Digamos que ese docente en cuestión es un profesor de francés absolutamente vocacional que, con unos cuantos años de experiencia a sus espaldas, ha conseguido que su asignatura -optativa- triunfe entre los chavales de su centro. Digamos que para ello debe luchar con todo tipo de materias posibles -no es fácil convencer a un adolescente de que opte por estudiar el subjuntivo o el partitivo en vez de dedicarse a otras disciplinas menos complejas- y con un horario entre ridículo e imposible: dos horas a la semana que, en realidad, se resumen -entre llegar al aula, callar y sentar a los chicos, abrir el libro...- en unos noventa minutos (siendo generosos) a la semana.
Con semejante panorama no resulta fácil que el francés arraigue en los alumnos pero, aún así, digamos que el profesor los motiva prometiéndoles que, si consiguen llegar a cuarto de la ESO, organizarán un viaje a París. Esto le supone un tiempo y una energía extras, pero sabe que es algo que motiva a los chicos, así que lo organiza año tras año con la complicidad de algún compañero majo que quiera echar un cable. Digamos que, gracias a ese viaje, el profesor consigue que algunos de esos alumnos sigan deseando estudiar francés en el Bachillerato y supongamos que, por ejemplo, obtiene nueve alumnos matriculados en ese nivel, a pesar de las dificultades que pueda tener esta materia.

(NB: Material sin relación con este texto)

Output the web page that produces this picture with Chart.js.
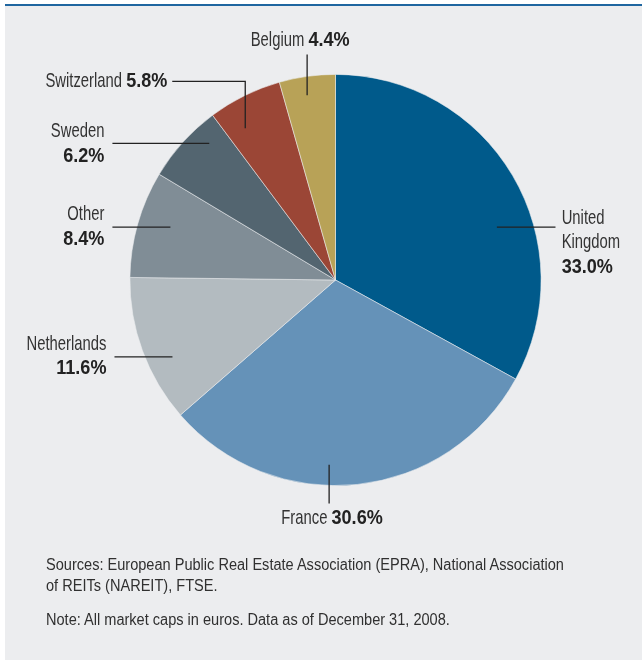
<!DOCTYPE html>
<html>
<head>
<meta charset="utf-8">
<script src="https://cdn.jsdelivr.net/npm/chart.js@4.4.1/dist/chart.umd.min.js"></script>
<style>
  html, body { margin: 0; padding: 0; background: #ffffff; }
  body { width: 642px; height: 660px; position: relative; overflow: hidden; }
  #panel { position: absolute; left: 5px; top: 4px; right: 0; bottom: 0; background: #ecedef; border-top: 2px solid #1f66a0; }
  #c { position: absolute; left: 0; top: 0; }
  .note { position: absolute; left: 46px; font-family: "Liberation Sans", Arial, sans-serif; font-size: 16px; color: #303030; line-height: 21px; white-space: nowrap; transform: scaleX(0.91); transform-origin: 0 0; }
</style>
</head>
<body>
<div id="panel"></div>
<canvas id="c" width="642" height="660"></canvas>
<div class="note" style="top:554px;">Sources: European Public Real Estate Association (EPRA), National Association<br>of REITs (NAREIT), FTSE.</div>
<div class="note" style="top:609px;">Note: All market caps in euros. Data as of December 31, 2008.</div>
<script>
// ---- data ----
const categories = ["United Kingdom", "France", "Netherlands", "Other", "Sweden", "Switzerland", "Belgium"];
const shares = [33.0, 30.6, 11.6, 8.4, 6.2, 5.8, 4.4];
const labelNames = [["United", "Kingdom"], ["France"], ["Netherlands"], ["Other"], ["Sweden"], ["Switzerland"], ["Belgium"]];
const sliceColors = ["#005a8b", "#6592b8", "#b3bbc0", "#808d96", "#536570", "#9b4636", "#b8a257"];

// label layout (offsets relative to pie center, in units of pie radius)
const labelLayout = [
  { path: [[0.785, -0.257], [1.07, -0.257]], text: [1.10, -0.301], align: "left", mode: "stack" },
  { path: [[-0.031, 0.898], [-0.031, 1.087]], text: [-0.017, 1.160], align: "center", mode: "inline" },
  { path: [[-0.793, 0.374], [-1.075, 0.374]], text: [-1.114, 0.311], align: "right", mode: "stack" },
  { path: [[-0.803, -0.257], [-1.085, -0.257]], text: [-1.124, -0.320], align: "right", mode: "stack" },
  { path: [[-0.614, -0.665], [-1.085, -0.665]], text: [-1.124, -0.723], align: "right", mode: "stack" },
  { path: [[-0.439, -0.738], [-0.439, -0.966], [-0.794, -0.966]], text: [-0.818, -0.966], align: "right", mode: "inline" },
  { path: [[-0.138, -0.898], [-0.138, -1.097]], text: [-0.172, -1.165], align: "center", mode: "inline" }
];

const FONT = '"Liberation Sans", Arial, sans-serif';
const FS = 21;          // label font size
const SX_REG = 0.706;   // horizontal condensing, regular text
const SX_BOLD = 0.86;   // horizontal condensing, bold text

function drawText(ctx, text, x, y, font, sx, color) {
  ctx.save();
  ctx.font = font;
  ctx.fillStyle = color;
  ctx.translate(x, y);
  ctx.scale(sx, 1);
  ctx.textAlign = "left";
  ctx.textBaseline = "middle";
  ctx.fillText(text, 0, 0);
  ctx.restore();
}
function textW(ctx, text, font, sx) {
  ctx.font = font;
  return ctx.measureText(text).width * sx;
}

const labelPlugin = {
  id: "leaderLabels",
  afterDatasetsDraw(chart) {
    const ctx = chart.ctx;
    const meta = chart.getDatasetMeta(0);
    ctx.save();
    meta.data.forEach((arc, i) => {
      const cx = arc.x, cy = arc.y, r = arc.outerRadius;
      const L = labelLayout[i];
      ctx.strokeStyle = "#222";
      ctx.lineWidth = 1.3;
      ctx.beginPath();
      L.path.forEach((p, k) => {
        const px = cx + p[0] * r, py = cy + p[1] * r;
        if (k === 0) ctx.moveTo(px, py); else ctx.lineTo(px, py);
      });
      ctx.stroke();

      const tx = cx + L.text[0] * r, ty = cy + L.text[1] * r;
      const value = shares[i].toFixed(1) + "%";
      const regFont = FS + "px " + FONT;
      const boldFont = "bold " + FS + "px " + FONT;
      const regCol = "#333333", boldCol = "#222222";
      const place = (w) => L.align === "left" ? tx : (L.align === "right" ? tx - w : tx - w / 2);
      if (L.mode === "inline") {
        const name = labelNames[i][0] + " ";
        const w1 = textW(ctx, name, regFont, SX_REG);
        const w2 = textW(ctx, value, boldFont, SX_BOLD);
        const x0 = place(w1 + w2);
        drawText(ctx, name, x0, ty, regFont, SX_REG, regCol);
        drawText(ctx, value, x0 + w1, ty, boldFont, SX_BOLD, boldCol);
      } else {
        const lh = 24.5;
        let y = ty;
        labelNames[i].forEach(line => {
          drawText(ctx, line, place(textW(ctx, line, regFont, SX_REG)), y, regFont, SX_REG, regCol);
          y += lh;
        });
        drawText(ctx, value, place(textW(ctx, value, boldFont, SX_BOLD)), y, boldFont, SX_BOLD, boldCol);
      }
    });
    ctx.restore();
  }
};

new Chart(document.getElementById("c"), {
  type: "pie",
  data: {
    labels: categories,
    datasets: [{
      data: shares,
      backgroundColor: sliceColors,
      borderColor: "rgba(236,237,239,0.7)",
      borderWidth: 0.8
    }]
  },
  options: {
    responsive: false,
    animation: false,
    events: [],
    layout: { padding: { left: 129, right: 100, top: 74, bottom: 174 } },
    plugins: { legend: { display: false }, tooltip: { enabled: false } }
  },
  plugins: [labelPlugin]
});
</script>
</body>
</html>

Pues bien, ahora veamos cómo se refleja el indudable interés de nuestras instituciones por el estudio de idiomas en el día a día de este nada imaginario profesor:
a) en los grupos de francés de la ESO, en vez de crearse dos clases de quince alumnos cada una, se le da una única clase con treinta chavales. Consecuencia: con ese número y con dos horas a la semana, los alumnos podrán considerarse afortunados si esbozan un tímido bonjour en todo el curso;
b) en su grupo de Bachillerato, sin embargo, se considera que el nueve es un número insuficiente de alumnos y se le amenaza con cerrar el grupo si no consigue más chicos. Consecuencia: el profesor se recorre el centro rogando -literalmente- a los chicos que se apunten a su asignatura si no quieren que ese grupo desaparezca y, de paso, también su plaza como docente en ese centro.
Entretanto, en los centros donde se ha aprobado el bilingüismo, se obliga a los chicos a elegir entre dos sistemas: el programa (donde dan diversas materias en inglés) y la sección (donde solo se les da una asignatura más en lengua inglesa). Los primeros asumen bien el reto (o lo intentan), pero en el caso de los segundos se producen desajustes absurdos (básicamente, no entienden por qué el de Plástica o el de Música les suelta el rollo en otra lengua) y los profesores se sienten como verdaderos marcianos en esas aulas. Los chicos no los siguen ni los entienden, pero tanto los profesores -que hacen un esfuerzo titánico- como los alumnos deberían de sentirse muy orgullosos de estar engrosando las estadísticas de nuestra querida y venerada comunidad.
Yo, en ese sentido, tengo suerte, no puedo negarlo. La directiva de mi centro respalda con acciones -no solo con palabras- la enseñanza del alemán en mi instituto. Y no, no tengo demasiados alumnos, pero partiendo de cero he conseguido cuatro niveles ya de alemán y quizá, solo quizá, sea justo valorar ese esfuerzo -de todos- y premiar a los implicados con algo tan sencillo como dejarles que sigan dando clases por aquello de que quizá, y de nuevo, solo quizá, sea importante que este país salga del analfabetismo idiomático en el que ha vivido durante décadas.
En cuanto al profesor del francés mencionado, no tengo duda alguna de que su Bachillerato seguirá adelante. Y no solo porque sea un magnífico docente, sino -sobre todo- porque es una magnífica persona. Lástima que el sistema no tenga jamás en cuenta la valía personal -ni profesional-, de ser así, jamás se planterían aberraciones como la de privar a esos nueve alumnos de alguien tan especial como él. Qué suerte tienen sus alumnos. Y eso, los chicos, también lo saben.